C’est certainement une piste à creuser. A ce stade, on ne voit pas bien pourquoi les redressements sur les votes passés ne permettent pas de résoudre le problème : l’électeur conservateur n’oserait pas avouer son vote actuel, mais donnerait sans problème celui du passé ? Seul un examen des données brutes et redressées permettrait d’avancer.

Enfin, le SIG termine son article en donnant sa bénédiction à l’institut Survation, qui a prétendu après le scrutin s’être auto-censuré sur son dernier sondage. Celui-ci donnait comme par hasard le bon résultat. Grotesque opération marketing : le score des conservateurs dans le sondage Survation publié par le Daily Mirror la veille de l’élection était le plus éloigné du résultat final parmi les sondages du jour. En termes de prévisions comme de mariage, celui qui ne parle pas avant doit se taire à jamais.
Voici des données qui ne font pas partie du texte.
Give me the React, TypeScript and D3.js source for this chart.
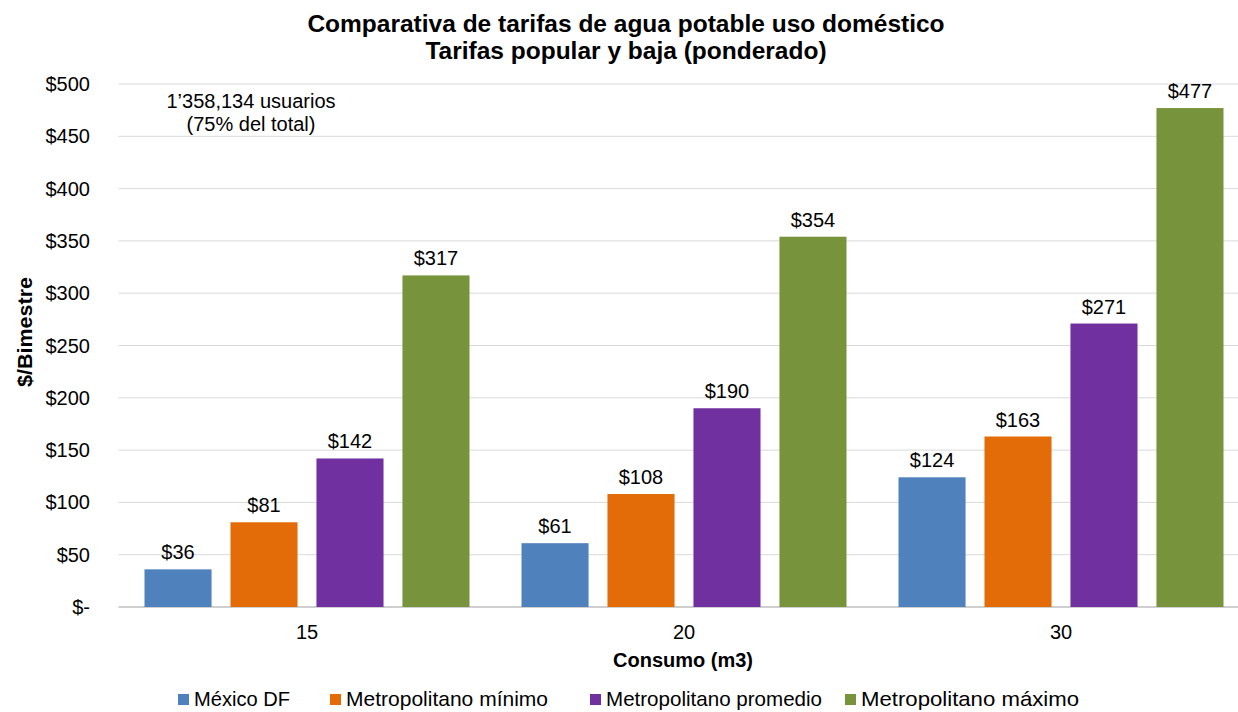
import React from "react";
import * as d3 from "d3";

const categories = ["15", "20", "30"];
const seriesNames = ["México DF", "Metropolitano mínimo", "Metropolitano promedio", "Metropolitano máximo"];
const mexicoDF = [36, 61, 124];
const metroMin = [81, 108, 163];
const metroProm = [142, 190, 271];
const metroMax = [317, 354, 477];
const yTicks = [0, 50, 100, 150, 200, 250, 300, 350, 400, 450, 500];
const colors = ["#4F81BD", "#E36C09", "#7030A0", "#77933C"];

const W = 1238, H = 712;
const plotLeft = 118.5, plotRight = 1249.5, plotTop = 84, plotBottom = 607;

export default function App() {
  const series = [mexicoDF, metroMin, metroProm, metroMax];
  const x0 = d3.scaleBand<string>().domain(categories).range([plotLeft, plotRight]).padding(0);
  const step = x0.bandwidth();
  const x1 = d3.scaleBand<string>().domain(seriesNames).range([26, step - 26]).paddingInner(0.22).paddingOuter(0);
  const y = d3.scaleLinear().domain([0, 500]).range([plotBottom, plotTop]);
  const font = "'Liberation Sans', Arial, sans-serif";
  const legendX = [178, 330, 590, 845];
  const legendLen = [96, 202, 216, 218];
  const fmt = (v: number) => (v === 0 ? "$-" : "$" + v);
  return (
    <svg width={W} height={H} style={{ position: "absolute", left: 0, top: 0, background: "#fff" }}>
      <rect width={W} height={H} fill="#fff" />
      <text x={626} y={32} textAnchor="middle" fontFamily={font} fontWeight="bold" fontSize={24.5} fill="#000">
        Comparativa de tarifas de agua potable uso doméstico
      </text>
      <text x={626} y={59} textAnchor="middle" fontFamily={font} fontWeight="bold" fontSize={24.5} fill="#000">
        Tarifas popular y baja (ponderado)
      </text>
      {yTicks.map((t) => (
        <g key={t}>
          <line x1={plotLeft} x2={1238} y1={y(t)} y2={y(t)} stroke={t === 0 ? "#BFBFBF" : "#D9D9D9"} strokeWidth={t === 0 ? 1.5 : 1} />
          <text x={90} y={y(t) + 7} textAnchor="end" fontFamily={font} fontSize={20} fill="#000">{fmt(t)}</text>
        </g>
      ))}
      <text transform={`translate(32,${332}) rotate(-90)`} textAnchor="middle" fontFamily={font} fontWeight="bold" fontSize={21} fill="#000" textLength={110} lengthAdjust="spacingAndGlyphs">
        $/Bimestre
      </text>
      {categories.map((c, ci) => (
        <g key={c}>
          {series.map((s, si) => {
            const bx = (x0(c) as number) + (x1(seriesNames[si]) as number);
            const bw = x1.bandwidth();
            return (
              <g key={si}>
                <rect x={bx} y={y(s[ci])} width={bw} height={plotBottom - y(s[ci])} fill={colors[si]} />
                <text x={bx + bw / 2} y={y(s[ci]) - 10} textAnchor="middle" fontFamily={font} fontSize={20} fill="#000">
                  {"$" + s[ci]}
                </text>
              </g>
            );
          })}
          <text x={(x0(c) as number) + step / 2} y={639} textAnchor="middle" fontFamily={font} fontSize={20} fill="#000">{c}</text>
        </g>
      ))}
      <text x={251} y={108} textAnchor="middle" fontFamily={font} fontSize={20} fill="#000">1’358,134 usuarios</text>
      <text x={251} y={131} textAnchor="middle" fontFamily={font} fontSize={20} fill="#000">(75% del total)</text>
      <text x={683} y={667} textAnchor="middle" fontFamily={font} fontWeight="bold" fontSize={20} fill="#000">Consumo (m3)</text>
      {seriesNames.map((n, i) => (
        <g key={n}>
          <rect x={legendX[i]} y={694} width={11} height={11} fill={colors[i]} />
          <text x={legendX[i] + 16} y={706} fontFamily={font} fontSize={21} fill="#000" textLength={legendLen[i]} lengthAdjust="spacingAndGlyphs">{n}</text>
        </g>
      ))}
    </svg>
  );
}
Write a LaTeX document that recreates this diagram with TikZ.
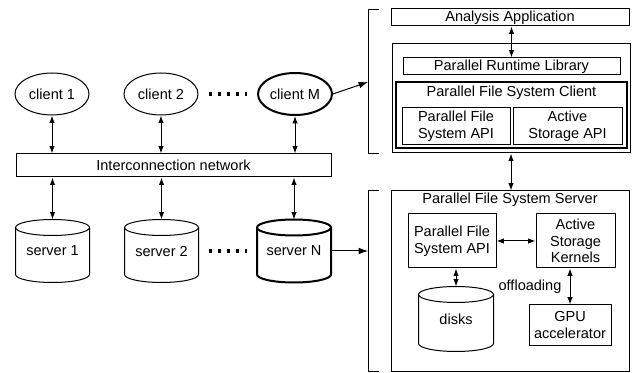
\documentclass[tikz,border=0pt]{standalone}
\usepackage{fontspec}
\setmainfont{Liberation Sans}
\usetikzlibrary{arrows.meta,shapes.geometric,calc}

\tikzset{every picture/.style={line width=0.75pt}}
\tikzset{
  every node/.style={font=\fontsize{10.9pt}{12.5pt}\selectfont},
  box/.style={draw, rectangle, inner sep=0pt, align=center},
  bold box/.style={box, line width=1.5pt},
  client/.style={draw, ellipse, inner sep=0pt, minimum width=55.5pt, minimum height=31.5pt},
  drum/.style={rectangle, inner sep=0pt, minimum width=54.75pt, minimum height=46.5pt},
  link/.style={{Latex[length=5.5pt,width=4pt]}-{Latex[length=5.5pt,width=4pt]}},
  feed/.style={-{Latex[length=7pt,width=5pt]}},
  dots/.style={line width=2.6pt, dash pattern=on 2.6pt off 4.15pt},
}
% outline of a can round a drum node
\newcommand{\drawdrum}[2][]{%
  \draw[#1] let \p1=($(#2.east)-(#2.west)$) in
    ($(#2.north west)+(0,8)$) -- ($(#2.south west)+(0,-8)$)
    arc[start angle=180, end angle=0, x radius=0.5*\x1, y radius=6pt]
    -- ($(#2.north east)+(0,8)$);
  \draw[#1] let \p1=($(#2.east)-(#2.west)$) in
    ($(#2.north)+(0,8)$) ellipse[x radius=0.5*\x1, y radius=6pt];}

\begin{document}
\begin{tikzpicture}[x=0.75pt,y=0.75pt,yscale=-1,xscale=1]
        \useasboundingbox (0,0) rectangle (634,373);

        %Shape: Ellipse [clients]
        \node[client] (c1) at (52,94) {client 1};
        \node[client] (c2) at (161,94) {client 2};
        \node[client, line width=1.5pt] (cM) at (295,94) {client M};
        \draw[dots] ([xshift=7.5pt]c2.east) -- ([xshift=-7.5pt]cM.west);

        %Shape: Rectangle [network]
        \node[box, minimum width=236.25pt, minimum height=17.25pt] (net) at (173.5,165.5) {Interconnection network};

        %Shape: Can [servers]
        \node[drum] (s1) at (52.5,251) {server 1};
        \node[drum] (s2) at (161.5,251) {server 2};
        \node[drum] (sN) at (294,251) {server N};
        \drawdrum{s1}
        \drawdrum{s2}
        \drawdrum[line width=1.5pt]{sN}
        \draw[dots] ([xshift=7.5pt]s2.east) -- ([xshift=-7.5pt]sN.west);

        %Straight Lines [client to network]
        \draw[link] (c1.south) -- (c1.south |- net.north);
        \draw[link] (c2.south) -- (c2.south |- net.north);
        \draw[link] (cM.south) -- (cM.south |- net.north);
        %Straight Lines [network to server]
        \draw[link] (s1.north |- net.south) -- (s1.north);
        \draw[link] (s2.north |- net.south) -- (s2.north);
        \draw[link] (sN.north |- net.south) -- (sN.north);

        %Shape: Bracket [client side]
        \draw (379,10) -- (368,10) -- (368,154) -- (379,154);
        \coordinate (b1) at (368,82);
        %Shape: Bracket [server side]
        \draw (379,191) -- (368,191) -- (368,371) -- (379,371);
        \coordinate (b2) at (368,251);

        \draw[feed] (cM.east) -- (b1);
        \draw[feed] (sN.east) -- (b2);

        %Shape: Rectangle [client node]
        \node[box, minimum width=178.5pt, minimum height=12.75pt] (app) at (510,17.5) {Analysis Application};
        \node[box, minimum width=178.5pt, minimum height=81.75pt] (cbox) at (511,98.5) {};
        \node[box, minimum width=162.75pt, minimum height=12.75pt] (rtl) at (511.5,66.5) {Parallel Runtime Library};
        \node[bold box, minimum width=173.25pt, minimum height=49.5pt] (pfsc) at (511.5,115) {};
        % Text Node
        \node (pfsct) at (511.5,93) {Parallel File System Client};
        \node[box, minimum width=81pt, minimum height=27.75pt] (capi) at (456,126.5) {Parallel File\\System API};
        \node[box, minimum width=81.75pt, minimum height=27.75pt] (casapi) at (567.5,126.5) {Active\\Storage API};

        %Shape: Rectangle [server node]
        \node[box, minimum width=178.5pt, minimum height=135pt] (sbox) at (510,281) {};
        % Text Node
        \node (sboxt) at (510,200) {Parallel File System Server};
        \node[box, minimum width=66pt, minimum height=40.5pt] (sapi) at (452,241) {Parallel File\\System API};
        \node[box, minimum width=59.25pt, minimum height=40.5pt] (kern) at (575.5,241) {Active\\Storage\\Kernels};
        \node[box, minimum width=61.5pt, minimum height=30pt] (gpu) at (570,325) {GPU\\accelerator};
        \node[drum, minimum width=55.5pt, minimum height=48pt] (disks) at (456,319) {\raisebox{-5pt}{disks}};
        \drawdrum{disks}
        % Text Node
        \node (offl) at (530,287) {offloading};

        %Straight Lines [right side]
        \draw[link] (app.south -| rtl.north) -- (rtl.north);
        \draw[link] (cbox.south) -- (cbox.south |- sbox.north);
        \draw[link] (sapi.east) -- (kern.west);
        \draw[link] (disks.north |- sapi.south) -- (disks.north);
        \draw[link] (gpu.north |- kern.south) -- (gpu.north);
\end{tikzpicture}
\end{document}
Pour synthétiser l’ensemble, que l’on me permette de suivre les illustres traces de Jonathan Swift et de faire une modeste proposition. Pas la peine d’inventer des concepts nouveaux et compliqués : le cadre théorique de l’échantillonnage endogène est largement documenté et convient tout à fait à la problématique. Ne faisons pas croire que le problème est dû à de nouvelles configurations politiques et qu’il se résoudra quand le paysage politique sera stabilisé comme le suggère le SIG. La remise en perspective sur les 6 dernières élections montre que le problème est constant depuis 1992. Sauf en 2010 : c’est aussi cela qu’il faut comprendre. La transparence sur les méthodes de redressement utilisées pour les scrutins passés est clé pour la restauration de la crédibilité des instituts de sondage britanniques et lever ainsi le doute sur une profession par ailleurs fort utile à notre société démocratique.